EXERCISE DETAILS> Write out only the lines from the start of the entries up to and including the line with "680, 700, 720, 740, 760, 780, 800]"; please skip the pictures.

Dataset rows:
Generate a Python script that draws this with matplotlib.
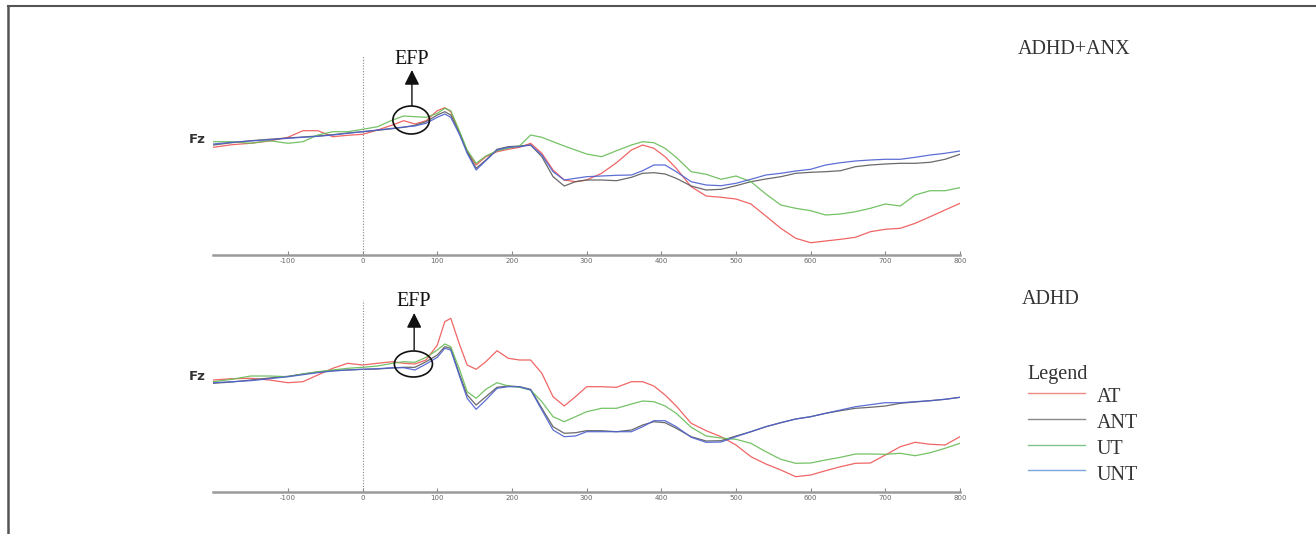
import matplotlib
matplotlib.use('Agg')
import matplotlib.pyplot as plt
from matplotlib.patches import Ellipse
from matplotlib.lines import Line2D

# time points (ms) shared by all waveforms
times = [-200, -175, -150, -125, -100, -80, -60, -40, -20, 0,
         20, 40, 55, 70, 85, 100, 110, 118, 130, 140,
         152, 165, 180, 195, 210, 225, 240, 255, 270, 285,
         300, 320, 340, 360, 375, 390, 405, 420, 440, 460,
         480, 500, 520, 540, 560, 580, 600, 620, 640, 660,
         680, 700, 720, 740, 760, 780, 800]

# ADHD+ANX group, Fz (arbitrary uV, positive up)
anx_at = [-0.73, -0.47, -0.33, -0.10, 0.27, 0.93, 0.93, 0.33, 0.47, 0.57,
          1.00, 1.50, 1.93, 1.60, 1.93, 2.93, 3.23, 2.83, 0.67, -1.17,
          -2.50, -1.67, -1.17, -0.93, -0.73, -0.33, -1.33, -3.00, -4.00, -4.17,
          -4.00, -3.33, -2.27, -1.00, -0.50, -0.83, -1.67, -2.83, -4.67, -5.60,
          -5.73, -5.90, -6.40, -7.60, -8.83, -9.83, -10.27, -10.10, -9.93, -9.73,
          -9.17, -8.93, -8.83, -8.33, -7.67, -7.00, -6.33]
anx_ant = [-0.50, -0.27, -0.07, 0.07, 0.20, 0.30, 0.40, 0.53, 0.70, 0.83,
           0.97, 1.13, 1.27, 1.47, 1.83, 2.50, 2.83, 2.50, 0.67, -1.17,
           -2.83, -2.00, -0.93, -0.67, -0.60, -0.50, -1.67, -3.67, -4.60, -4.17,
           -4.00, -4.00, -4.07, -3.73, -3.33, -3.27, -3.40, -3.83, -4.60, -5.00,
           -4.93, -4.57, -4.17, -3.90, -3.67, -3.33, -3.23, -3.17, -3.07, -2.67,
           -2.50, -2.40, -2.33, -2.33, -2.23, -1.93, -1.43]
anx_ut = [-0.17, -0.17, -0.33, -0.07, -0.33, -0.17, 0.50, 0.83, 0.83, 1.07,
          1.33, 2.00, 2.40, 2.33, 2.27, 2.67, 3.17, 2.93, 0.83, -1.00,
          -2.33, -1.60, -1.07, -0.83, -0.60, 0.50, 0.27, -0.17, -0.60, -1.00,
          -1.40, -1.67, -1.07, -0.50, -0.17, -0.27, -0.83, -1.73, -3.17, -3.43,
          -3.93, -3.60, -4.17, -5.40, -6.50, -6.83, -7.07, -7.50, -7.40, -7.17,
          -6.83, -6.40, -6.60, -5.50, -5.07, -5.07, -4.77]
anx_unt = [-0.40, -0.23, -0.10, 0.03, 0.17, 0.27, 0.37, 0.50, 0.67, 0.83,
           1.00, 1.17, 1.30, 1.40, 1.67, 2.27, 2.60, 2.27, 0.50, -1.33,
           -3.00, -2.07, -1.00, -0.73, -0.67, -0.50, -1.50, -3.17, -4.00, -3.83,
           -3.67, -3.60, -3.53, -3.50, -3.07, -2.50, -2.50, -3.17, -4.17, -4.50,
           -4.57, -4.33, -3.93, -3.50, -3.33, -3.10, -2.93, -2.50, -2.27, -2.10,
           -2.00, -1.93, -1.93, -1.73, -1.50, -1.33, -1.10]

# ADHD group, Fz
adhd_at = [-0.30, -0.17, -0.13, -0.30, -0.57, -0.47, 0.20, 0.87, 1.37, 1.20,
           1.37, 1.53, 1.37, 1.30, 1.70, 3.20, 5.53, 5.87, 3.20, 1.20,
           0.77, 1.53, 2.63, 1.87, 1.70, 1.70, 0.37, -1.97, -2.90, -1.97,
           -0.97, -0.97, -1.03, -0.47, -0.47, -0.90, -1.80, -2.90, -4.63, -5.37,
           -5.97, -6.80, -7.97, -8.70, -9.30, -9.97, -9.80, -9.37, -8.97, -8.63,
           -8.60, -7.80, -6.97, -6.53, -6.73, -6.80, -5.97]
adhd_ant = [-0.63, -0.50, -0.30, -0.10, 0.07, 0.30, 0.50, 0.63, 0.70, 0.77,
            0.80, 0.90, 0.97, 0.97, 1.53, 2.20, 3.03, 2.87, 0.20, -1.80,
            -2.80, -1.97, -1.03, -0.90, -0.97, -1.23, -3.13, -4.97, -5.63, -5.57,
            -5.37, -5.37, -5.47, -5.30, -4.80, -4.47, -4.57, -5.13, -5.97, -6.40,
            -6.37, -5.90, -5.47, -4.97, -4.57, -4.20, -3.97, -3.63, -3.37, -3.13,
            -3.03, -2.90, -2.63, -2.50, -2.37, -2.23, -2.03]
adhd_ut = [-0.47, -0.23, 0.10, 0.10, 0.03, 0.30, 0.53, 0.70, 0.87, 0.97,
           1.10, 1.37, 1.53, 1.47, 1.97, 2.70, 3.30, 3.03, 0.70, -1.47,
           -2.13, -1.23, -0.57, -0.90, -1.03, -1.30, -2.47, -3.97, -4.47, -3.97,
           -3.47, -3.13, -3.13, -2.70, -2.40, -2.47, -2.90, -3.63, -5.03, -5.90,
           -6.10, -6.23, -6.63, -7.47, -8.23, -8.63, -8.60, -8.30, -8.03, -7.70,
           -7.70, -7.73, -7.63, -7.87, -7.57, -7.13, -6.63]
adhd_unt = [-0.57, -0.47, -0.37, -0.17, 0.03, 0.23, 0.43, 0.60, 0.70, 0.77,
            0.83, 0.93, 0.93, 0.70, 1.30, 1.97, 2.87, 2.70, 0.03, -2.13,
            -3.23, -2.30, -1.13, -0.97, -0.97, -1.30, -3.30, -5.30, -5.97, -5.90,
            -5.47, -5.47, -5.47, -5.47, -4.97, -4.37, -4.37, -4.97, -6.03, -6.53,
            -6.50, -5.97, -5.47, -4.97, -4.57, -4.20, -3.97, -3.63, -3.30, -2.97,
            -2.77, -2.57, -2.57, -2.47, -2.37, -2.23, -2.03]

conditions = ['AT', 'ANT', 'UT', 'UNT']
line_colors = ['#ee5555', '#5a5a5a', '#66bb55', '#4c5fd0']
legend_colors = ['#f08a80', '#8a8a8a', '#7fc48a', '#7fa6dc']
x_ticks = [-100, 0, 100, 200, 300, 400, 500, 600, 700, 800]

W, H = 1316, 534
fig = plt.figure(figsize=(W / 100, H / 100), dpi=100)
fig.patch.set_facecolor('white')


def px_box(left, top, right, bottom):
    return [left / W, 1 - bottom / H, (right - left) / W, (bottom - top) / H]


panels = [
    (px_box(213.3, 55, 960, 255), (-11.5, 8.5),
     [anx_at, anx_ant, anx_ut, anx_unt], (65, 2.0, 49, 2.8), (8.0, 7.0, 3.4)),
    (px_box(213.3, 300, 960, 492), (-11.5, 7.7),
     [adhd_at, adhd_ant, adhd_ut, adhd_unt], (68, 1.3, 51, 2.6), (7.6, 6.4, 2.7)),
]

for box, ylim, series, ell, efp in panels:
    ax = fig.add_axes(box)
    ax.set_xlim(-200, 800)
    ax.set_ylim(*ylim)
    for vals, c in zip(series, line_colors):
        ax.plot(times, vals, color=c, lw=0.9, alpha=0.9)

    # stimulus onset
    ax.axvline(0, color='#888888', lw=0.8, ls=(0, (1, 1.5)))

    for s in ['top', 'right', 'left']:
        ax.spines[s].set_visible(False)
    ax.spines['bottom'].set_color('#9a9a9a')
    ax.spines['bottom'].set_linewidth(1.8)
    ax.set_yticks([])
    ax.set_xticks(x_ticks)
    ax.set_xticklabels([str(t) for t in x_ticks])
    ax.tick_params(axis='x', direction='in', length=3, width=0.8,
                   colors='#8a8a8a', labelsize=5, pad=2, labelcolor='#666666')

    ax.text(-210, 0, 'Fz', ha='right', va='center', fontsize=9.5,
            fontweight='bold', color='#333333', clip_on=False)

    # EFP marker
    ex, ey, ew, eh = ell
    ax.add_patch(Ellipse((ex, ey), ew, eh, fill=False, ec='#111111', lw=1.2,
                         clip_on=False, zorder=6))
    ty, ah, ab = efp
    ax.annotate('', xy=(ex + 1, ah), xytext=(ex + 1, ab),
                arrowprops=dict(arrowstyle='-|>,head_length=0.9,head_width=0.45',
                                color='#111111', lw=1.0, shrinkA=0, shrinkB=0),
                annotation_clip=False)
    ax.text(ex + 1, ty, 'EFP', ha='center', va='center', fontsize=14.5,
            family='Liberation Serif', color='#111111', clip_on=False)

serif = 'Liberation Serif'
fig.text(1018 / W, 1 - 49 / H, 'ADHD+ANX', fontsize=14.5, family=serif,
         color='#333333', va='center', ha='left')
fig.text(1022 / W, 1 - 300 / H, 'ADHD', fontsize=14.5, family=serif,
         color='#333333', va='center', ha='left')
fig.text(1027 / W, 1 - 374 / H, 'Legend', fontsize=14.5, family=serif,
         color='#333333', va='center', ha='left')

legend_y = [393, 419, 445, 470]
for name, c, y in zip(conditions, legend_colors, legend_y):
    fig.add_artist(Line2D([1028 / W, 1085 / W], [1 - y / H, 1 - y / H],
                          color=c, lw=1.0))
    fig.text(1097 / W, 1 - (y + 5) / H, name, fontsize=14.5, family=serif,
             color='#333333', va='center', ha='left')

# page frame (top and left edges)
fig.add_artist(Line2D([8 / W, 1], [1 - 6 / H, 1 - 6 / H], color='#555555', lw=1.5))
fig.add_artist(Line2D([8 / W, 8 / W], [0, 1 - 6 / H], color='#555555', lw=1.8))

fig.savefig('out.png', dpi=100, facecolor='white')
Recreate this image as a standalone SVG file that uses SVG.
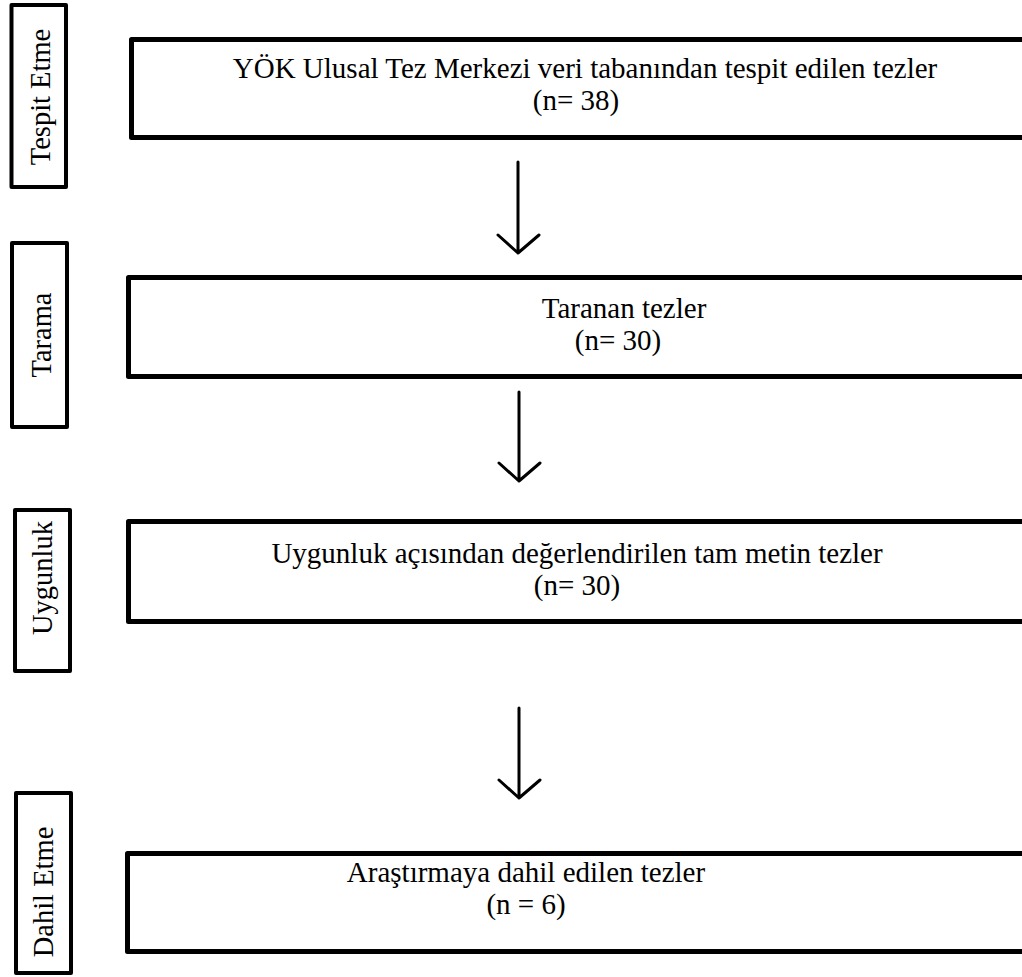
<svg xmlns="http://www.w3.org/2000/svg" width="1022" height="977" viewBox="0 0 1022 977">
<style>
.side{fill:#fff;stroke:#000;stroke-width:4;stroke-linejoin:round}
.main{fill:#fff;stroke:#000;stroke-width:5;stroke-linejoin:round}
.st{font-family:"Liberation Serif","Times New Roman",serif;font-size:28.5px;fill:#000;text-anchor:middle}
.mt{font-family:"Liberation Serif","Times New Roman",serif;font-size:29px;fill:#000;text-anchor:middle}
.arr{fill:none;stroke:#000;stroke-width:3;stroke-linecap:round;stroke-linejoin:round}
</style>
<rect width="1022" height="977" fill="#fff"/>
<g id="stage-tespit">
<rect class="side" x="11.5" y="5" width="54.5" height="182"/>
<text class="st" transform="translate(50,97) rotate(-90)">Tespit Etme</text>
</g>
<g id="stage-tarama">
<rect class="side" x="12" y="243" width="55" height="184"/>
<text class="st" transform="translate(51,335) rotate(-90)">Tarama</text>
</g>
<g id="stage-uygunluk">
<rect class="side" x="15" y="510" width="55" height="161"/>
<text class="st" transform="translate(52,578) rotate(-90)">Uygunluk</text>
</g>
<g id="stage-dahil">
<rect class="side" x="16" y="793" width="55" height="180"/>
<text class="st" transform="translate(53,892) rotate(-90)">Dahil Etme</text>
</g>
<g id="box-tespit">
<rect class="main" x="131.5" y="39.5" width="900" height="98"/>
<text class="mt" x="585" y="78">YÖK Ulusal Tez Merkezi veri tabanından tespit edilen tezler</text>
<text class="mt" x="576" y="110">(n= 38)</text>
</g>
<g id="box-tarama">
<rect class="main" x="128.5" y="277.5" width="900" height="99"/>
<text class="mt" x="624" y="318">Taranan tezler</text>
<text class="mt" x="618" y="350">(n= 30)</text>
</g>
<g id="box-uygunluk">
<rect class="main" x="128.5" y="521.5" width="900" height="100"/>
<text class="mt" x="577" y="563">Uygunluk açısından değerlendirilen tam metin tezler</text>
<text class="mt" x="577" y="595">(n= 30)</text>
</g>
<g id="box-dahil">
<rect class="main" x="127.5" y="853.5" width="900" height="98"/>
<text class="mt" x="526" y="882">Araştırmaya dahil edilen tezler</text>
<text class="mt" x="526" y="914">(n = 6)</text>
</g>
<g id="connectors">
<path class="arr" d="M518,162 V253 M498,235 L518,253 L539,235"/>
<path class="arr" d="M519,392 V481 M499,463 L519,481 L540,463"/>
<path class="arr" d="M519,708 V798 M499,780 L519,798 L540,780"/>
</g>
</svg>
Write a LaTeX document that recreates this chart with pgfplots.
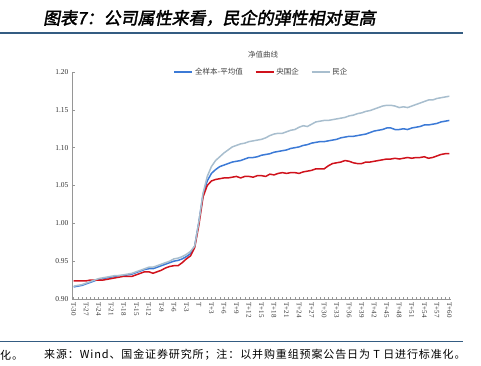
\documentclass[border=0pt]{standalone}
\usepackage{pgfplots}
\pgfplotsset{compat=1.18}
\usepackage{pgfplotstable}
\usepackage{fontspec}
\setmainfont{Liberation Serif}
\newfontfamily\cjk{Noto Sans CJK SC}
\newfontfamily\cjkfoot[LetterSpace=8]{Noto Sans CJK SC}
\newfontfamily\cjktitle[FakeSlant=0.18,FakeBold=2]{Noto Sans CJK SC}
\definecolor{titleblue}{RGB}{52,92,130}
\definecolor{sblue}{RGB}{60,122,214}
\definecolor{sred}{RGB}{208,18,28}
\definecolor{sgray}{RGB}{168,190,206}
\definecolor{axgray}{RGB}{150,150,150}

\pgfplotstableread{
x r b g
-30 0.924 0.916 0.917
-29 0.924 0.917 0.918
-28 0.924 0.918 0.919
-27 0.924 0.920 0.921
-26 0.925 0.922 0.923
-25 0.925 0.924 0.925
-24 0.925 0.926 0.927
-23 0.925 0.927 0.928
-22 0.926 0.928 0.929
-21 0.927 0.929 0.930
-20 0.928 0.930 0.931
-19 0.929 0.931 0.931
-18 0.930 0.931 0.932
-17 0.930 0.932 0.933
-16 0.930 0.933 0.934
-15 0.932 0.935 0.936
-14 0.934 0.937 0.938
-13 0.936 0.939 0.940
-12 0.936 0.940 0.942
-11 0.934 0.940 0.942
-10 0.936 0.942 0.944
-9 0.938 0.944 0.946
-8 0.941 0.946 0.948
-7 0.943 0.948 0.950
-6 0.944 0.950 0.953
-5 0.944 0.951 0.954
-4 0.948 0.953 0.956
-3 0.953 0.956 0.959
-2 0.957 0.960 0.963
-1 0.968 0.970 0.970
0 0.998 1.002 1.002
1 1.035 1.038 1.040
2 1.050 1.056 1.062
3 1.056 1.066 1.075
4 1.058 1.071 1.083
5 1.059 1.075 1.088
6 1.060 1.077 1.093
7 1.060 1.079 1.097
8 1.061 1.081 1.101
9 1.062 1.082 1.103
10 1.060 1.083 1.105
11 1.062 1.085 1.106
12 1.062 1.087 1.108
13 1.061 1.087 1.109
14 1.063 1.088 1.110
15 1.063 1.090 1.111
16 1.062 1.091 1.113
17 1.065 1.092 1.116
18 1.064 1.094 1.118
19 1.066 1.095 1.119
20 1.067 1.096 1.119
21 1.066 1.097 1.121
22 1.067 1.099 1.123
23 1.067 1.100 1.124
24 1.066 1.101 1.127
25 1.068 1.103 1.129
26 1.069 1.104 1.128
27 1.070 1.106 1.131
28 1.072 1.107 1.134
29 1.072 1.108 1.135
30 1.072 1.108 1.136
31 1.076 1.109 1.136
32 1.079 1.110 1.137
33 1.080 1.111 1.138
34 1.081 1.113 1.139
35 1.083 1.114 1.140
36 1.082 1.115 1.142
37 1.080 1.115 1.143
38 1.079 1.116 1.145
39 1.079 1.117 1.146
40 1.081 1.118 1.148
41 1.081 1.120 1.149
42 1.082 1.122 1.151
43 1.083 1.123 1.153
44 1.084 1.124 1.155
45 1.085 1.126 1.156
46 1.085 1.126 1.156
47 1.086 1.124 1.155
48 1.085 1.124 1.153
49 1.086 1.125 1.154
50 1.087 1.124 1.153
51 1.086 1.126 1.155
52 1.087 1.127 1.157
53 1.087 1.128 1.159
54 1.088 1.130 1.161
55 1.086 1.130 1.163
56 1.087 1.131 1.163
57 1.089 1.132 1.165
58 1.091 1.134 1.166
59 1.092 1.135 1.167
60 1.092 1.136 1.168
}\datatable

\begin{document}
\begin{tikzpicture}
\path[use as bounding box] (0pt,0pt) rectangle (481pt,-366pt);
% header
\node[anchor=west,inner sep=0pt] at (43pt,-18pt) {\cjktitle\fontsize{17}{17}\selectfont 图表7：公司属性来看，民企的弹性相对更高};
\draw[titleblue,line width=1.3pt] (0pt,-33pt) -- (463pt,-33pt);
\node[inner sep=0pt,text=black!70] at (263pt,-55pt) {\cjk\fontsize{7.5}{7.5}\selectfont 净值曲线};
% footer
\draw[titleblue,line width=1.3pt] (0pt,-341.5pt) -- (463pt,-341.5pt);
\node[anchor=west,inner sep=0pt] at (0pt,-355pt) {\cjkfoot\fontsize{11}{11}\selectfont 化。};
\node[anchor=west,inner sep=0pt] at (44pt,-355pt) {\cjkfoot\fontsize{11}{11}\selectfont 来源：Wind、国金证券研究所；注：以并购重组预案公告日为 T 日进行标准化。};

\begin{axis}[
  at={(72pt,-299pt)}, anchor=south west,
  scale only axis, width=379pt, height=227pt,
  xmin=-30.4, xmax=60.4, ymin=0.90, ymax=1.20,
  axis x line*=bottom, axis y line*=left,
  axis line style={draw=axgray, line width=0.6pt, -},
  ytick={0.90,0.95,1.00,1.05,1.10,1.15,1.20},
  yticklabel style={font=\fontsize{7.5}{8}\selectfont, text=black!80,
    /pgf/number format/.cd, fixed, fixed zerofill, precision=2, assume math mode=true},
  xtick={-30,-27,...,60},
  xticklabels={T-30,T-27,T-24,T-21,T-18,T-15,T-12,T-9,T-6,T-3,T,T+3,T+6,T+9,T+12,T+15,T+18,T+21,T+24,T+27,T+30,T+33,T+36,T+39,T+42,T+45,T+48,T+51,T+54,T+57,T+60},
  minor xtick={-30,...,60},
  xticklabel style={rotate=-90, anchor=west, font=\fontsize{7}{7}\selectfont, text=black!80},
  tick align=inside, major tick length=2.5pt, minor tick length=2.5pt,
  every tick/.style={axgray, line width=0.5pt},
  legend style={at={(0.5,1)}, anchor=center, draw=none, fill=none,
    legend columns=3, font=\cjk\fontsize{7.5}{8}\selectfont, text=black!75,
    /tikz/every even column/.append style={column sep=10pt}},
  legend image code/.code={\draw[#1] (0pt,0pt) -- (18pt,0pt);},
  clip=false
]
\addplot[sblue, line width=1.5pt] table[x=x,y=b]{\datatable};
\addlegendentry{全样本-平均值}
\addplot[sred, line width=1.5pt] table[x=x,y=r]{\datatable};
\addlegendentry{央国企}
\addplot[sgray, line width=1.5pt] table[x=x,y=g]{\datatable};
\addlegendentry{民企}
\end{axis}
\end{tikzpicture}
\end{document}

RESULT BELOW>
Generate a Python script that draws this with matplotlib.
import matplotlib
matplotlib.use('Agg')
import matplotlib.pyplot as plt
from matplotlib.patches import Ellipse
from matplotlib.lines import Line2D

# time points (ms) shared by all waveforms
times = [-200, -175, -150, -125, -100, -80, -60, -40, -20, 0,
         20, 40, 55, 70, 85, 100, 110, 118, 130, 140,
         152, 165, 180, 195, 210, 225, 240, 255, 270, 285,
         300, 320, 340, 360, 375, 390, 405, 420, 440, 460,
         480, 500, 520, 540, 560, 580, 600, 620, 640, 660,
         680, 700, 720, 740, 760, 780, 800]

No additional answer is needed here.